現在、最も熱いドラマ、『やすらぎの刻~道』(テレビ朝日系)。
月曜から金曜の昼12時30分から20分間放送されている同ドラマは、往年の大スターたちが暮らす老人ホームを舞台に、石坂浩二(78)、浅丘ルリ子(79)、加賀まりこ(75)、八千草薫(88)ら、昭和を代表する大スターが一挙出演し、話題となった『やすらぎの郷』(2017年)の続編だ。
さらに、本作は、石坂演じる主人公の脚本家・菊村栄による脚本「道」編が"脳内ドラマ"として、随時挿入されるという構成となっている。
脚本家の倉本聰氏の台本は、時にテレビ界のタブーにも踏み込む。視聴率の秘密を暴露し、劣化するバラエティ番組に“鉄拳制裁”を加え、薬物の話も……。倉本聰台本でしか許されない攻めまくりのドラマ『やすらぎの刻~道』。
【前編】から引き続き、話題作の撮影現場での貴重な話を、中込卓也プロデューサー(55)に、本誌独占で語ってもらった。
■異色の劇中作・作家の脳内ドラマ『道』
――今作から、老人ホーム「やすらぎの郷」のパートと、主人公の菊村栄(石坂)のシナリオを「脳内ドラマ」化したという設定の『道』も同時に進行しています。こちらの現場の雰囲気はいかがですか?
『道』のほうは、一転して若手中心です。主役の清野菜名さん(24)、風間俊介さん(36)を含め、オーディションで選んだ俳優さんが中心になるのですが、彼らは“必死”ですね。
直接共演することはなくても、これだけの名だたる大スター、大先輩たちと同じドラマに出ているという重圧を感じながらも、力を合わせてドラマを良い作品にするんだという責任感と“必死さ”のようなものが現場にあふれています。

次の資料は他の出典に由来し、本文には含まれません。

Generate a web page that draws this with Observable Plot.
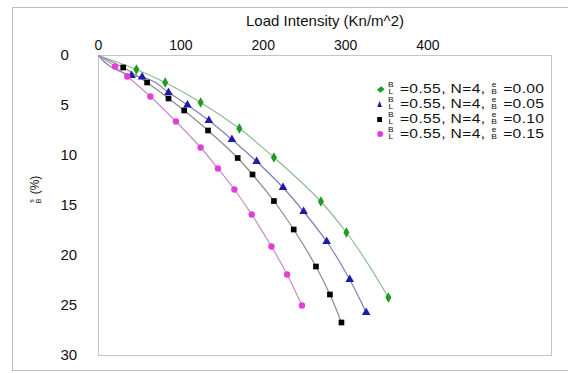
<!DOCTYPE html>
<html>
<head>
<meta charset="utf-8">
<script src="https://cdn.jsdelivr.net/npm/d3@7"></script>
<script src="https://cdn.jsdelivr.net/npm/@observablehq/plot@0.6"></script>
<style>
  html, body { margin: 0; padding: 0; background: #fff; overflow: hidden; }
  #wrap { position: relative; width: 568px; height: 373px; font-family: "Liberation Sans", Arial, sans-serif; color: #111; }
  #wrap svg { position: absolute; left: 0; top: 0; }
  .outer { position: absolute; left: 12px; top: 7px; width: 600px; height: 364px; border: 1px solid #bdbdbd; box-sizing: border-box; }
  .title { position: absolute; left: 0; width: 650px; top: 12px; text-align: center; font-size: 15px; }
  .frac { display: inline-flex; flex-direction: column; align-items: center; font-size: 7px; line-height: 7px; vertical-align: middle; margin: -1px 1px 0 1px; }
  .frac span { display: block; height: 7px; }
  .ylab { position: absolute; left: 35px; top: 190px; transform: translate(-50%, -50%) rotate(-90deg); white-space: nowrap; font-size: 12px; display: flex; align-items: center; }
  .legend { position: absolute; left: 376px; top: 81px; font-size: 13px; line-height: 15px; white-space: nowrap; letter-spacing: 0.3px; transform: scaleX(1.2); transform-origin: 0 0; }
  .row { height: 15px; display: flex; align-items: center; }
  .row > span.t { display: inline-block; height: 14px; line-height: 14px; }
  .mk { display: inline-block; width: 8px; height: 10px; position: relative; margin-right: 1px; }
  .mk i { position: absolute; display: block; }
</style>
</head>
<body>
<div id="wrap">
  <div class="outer"></div>
</div>
<script>
// ---- data ----
const seriesNames = ["e/B=0.00", "e/B=0.05", "e/B=0.10", "e/B=0.15"];
const eOverB = ["0.00", "0.05", "0.10", "0.15"];
const colors = ["#229a22", "#1c1ca8", "#000000", "#e040d8"];
const lineColors = ["#8cbc8c", "#7e7eb4", "#8a8a8a", "#c68cc6"];
const symbols = ["diamond", "triangle", "square", "circle"];

const loads000 = [46, 81, 124, 171, 213, 270, 301, 352];
const settle000 = [1.4, 2.7, 4.7, 7.3, 10.2, 14.6, 17.7, 24.2];
const loads005 = [40, 53, 85, 108, 134, 162, 192, 224, 249, 277, 305, 325];
const settle005 = [2.0, 2.15, 3.7, 4.95, 6.5, 8.4, 10.6, 13.2, 15.6, 18.6, 22.4, 25.7];
const loads010 = [30, 59, 85, 104, 133, 169, 187, 213, 237, 264, 281, 295];
const settle010 = [1.2, 2.7, 4.3, 5.5, 7.5, 10.25, 11.9, 14.55, 17.4, 21.1, 23.9, 26.7];
const loads015 = [20, 35, 63, 94, 124, 145, 165, 186, 210, 229, 247];
const settle015 = [1.1, 2.1, 4.1, 6.6, 9.2, 11.3, 13.4, 15.9, 19.1, 21.9, 25.0];

const xTicks = [0, 100, 200, 300, 400];
const yTicks = [0, 5, 10, 15, 20, 25, 30];

// ---- build tables ----
const allLoads = [loads000, loads005, loads010, loads015];
const allSettle = [settle000, settle005, settle010, settle015];
const points = [];
const lines = [];
seriesNames.forEach((s, i) => {
  lines.push({series: s, load: 0, settle: 0});
  allLoads[i].forEach((l, j) => {
    points.push({series: s, load: l, settle: allSettle[i][j]});
    lines.push({series: s, load: l, settle: allSettle[i][j]});
  });
});

const chart = Plot.plot({
  width: 568,
  height: 373,
  marginLeft: 98,
  marginRight: 17,
  marginTop: 55,
  marginBottom: 18,
  style: {fontFamily: "'Liberation Sans', Arial, sans-serif", color: "#111", background: "transparent"},
  x: {domain: [0, 550]},
  y: {domain: [0, 30], reverse: true},
  color: {domain: seriesNames, range: colors},
  symbol: {domain: seriesNames, range: symbols},
  marks: [
    Plot.frame({stroke: "#c4c4c4"}),
    Plot.axisX({anchor: "top", ticks: xTicks, tickSize: 0, tickPadding: 6, fontSize: 14, label: null}),
    Plot.axisY({anchor: "left", ticks: yTicks, tickSize: 0, tickPadding: 38, textAnchor: "start", fontSize: 15, label: null}),
    ...seriesNames.map((s, i) => Plot.line(lines.filter(d => d.series === s), {
      x: "load", y: "settle", stroke: lineColors[i], strokeWidth: 1.2, curve: "monotone-y"
    })),
    Plot.dot(points, {x: "load", y: "settle", fill: "series", symbol: "series", r: 3.2, stroke: "none"})
  ]
});
const wrap = document.getElementById("wrap");
wrap.appendChild(chart);

// title
const title = document.createElement("div");
title.className = "title";
title.textContent = "Load Intensity (Kn/m^2)";
wrap.appendChild(title);

// y label
const ylab = document.createElement("div");
ylab.className = "ylab";
ylab.innerHTML = '<span class="frac"><span>s</span><span>B</span></span><span>&nbsp;(%)</span>';
wrap.appendChild(ylab);

// legend
function markerHTML(i) {
  const c = colors[i];
  if (symbols[i] === "diamond") return `<span class="mk"><i style="left:2px;top:3px;width:4px;height:5px;background:${c};transform:rotate(45deg)"></i></span>`;
  if (symbols[i] === "triangle") return `<span class="mk"><i style="left:1px;top:2px;width:0;height:0;border-left:2.5px solid transparent;border-right:2.5px solid transparent;border-bottom:6px solid ${c}"></i></span>`;
  if (symbols[i] === "square") return `<span class="mk"><i style="left:1px;top:3px;width:4px;height:5px;background:${c}"></i></span>`;
  return `<span class="mk"><i style="left:1px;top:2px;width:5px;height:6px;border-radius:50%;background:${c}"></i></span>`;
}
const legend = document.createElement("div");
legend.className = "legend";
legend.innerHTML = seriesNames.map((s, i) =>
  `<div class="row">${markerHTML(i)}<span class="frac"><span>B</span><span>L</span></span><span class="t">&nbsp;=0.55, N=4,&nbsp;</span><span class="frac"><span>e</span><span>B</span></span><span class="t">&nbsp;=${eOverB[i]}</span></div>`
).join("");
wrap.appendChild(legend);
</script>
</body>
</html>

――『道』は根来家の6人兄妹(公一、公次、三平、公平、信子、幸子)と、養女になった「しの」たちが、激動の昭和を生きるドラマですね。兄弟といっても、実際の年齢はバラバラですね。
ドラマでは最初、10代の若者として登場するのですが、実年齢では、公一(長男)と三平(三男)と公平(四男)を演じる役者が、ほぼ同い年で30代半ばなんです。女性陣も、しのより信子のほうが年上でなので、結構「役年齢」と実際の年齢はバラバラ。舞台だとよくあることですが、ドラマだと珍しいので、私もそのあたりは気になっていたんですが、倉本聰先生は「それを演(や)るのが役者なんだ」と。
実際、みなさん見事に10代の兄弟を演じてくれて、視聴者も、それほど違和感を感じなかったのではないかと思います。
――兄弟の仲のいい感じが伝わってきますね。
現場でもずっと役名で呼び合っていて、本当に“兄弟”のようにとても仲がいいですね。合間にみんなでご飯を食べに行ったりしていて、つい先日も、清野さんが「劇団☆新感線」の舞台に出られていたのを、兄弟全員で観に行ったそうです。
――戦前から戦後、平成を描いていく『道』では、撮影も大変そうですね。
前半を見ていただくとわかるのですが、ぼぼ全部、山梨県で撮っているんですよ。
NHKの朝ドラなどでは、広いスタジオにセットをたくさん組んで撮れるのかもしれないのですが、予算の少ない我々はそこまでセットを使えるわけではないので、頑張って山梨に行って、しかも日帰りで通っていたんです。
時間もかかる。去年の10月から撮り始めて、来年の3月まで放送なのですが、ギリギリ2月までは撮影してるんじゃないかと思います。
――『郷』パートと『道』パートは同じ監督が撮っているんでしょうか。
そうですね。監督は4人いるのですが『道』と『郷』で監督を分けることは最初から考えていませんでした。
倉本先生は1人で書いているわけですし、これは“ひとつのドラマ”なので。スタッフも同じで、ひとつスタジオの中で左右に「時代劇」と「現代劇」のセットが建てて撮影している状況ですね。
なぜこのドラマが『郷』と『道』の2つなければいけないのかというと、これらをあわせてひとつのドラマだから。そこに大きな意味があると思っています。
――もう、脚本は最終話まで上がっているんですか?
はい。クランクインの前には全部上がっていました。
――今後、『郷』と『道』は、さらにクロスオーバーしていくのでしょうか。
そうですね。最後まで、1年間おつき合いいただくと、なぜこのドラマに劇中劇『道』が必要だったのかが、分かっていただけるんじゃないかと思います。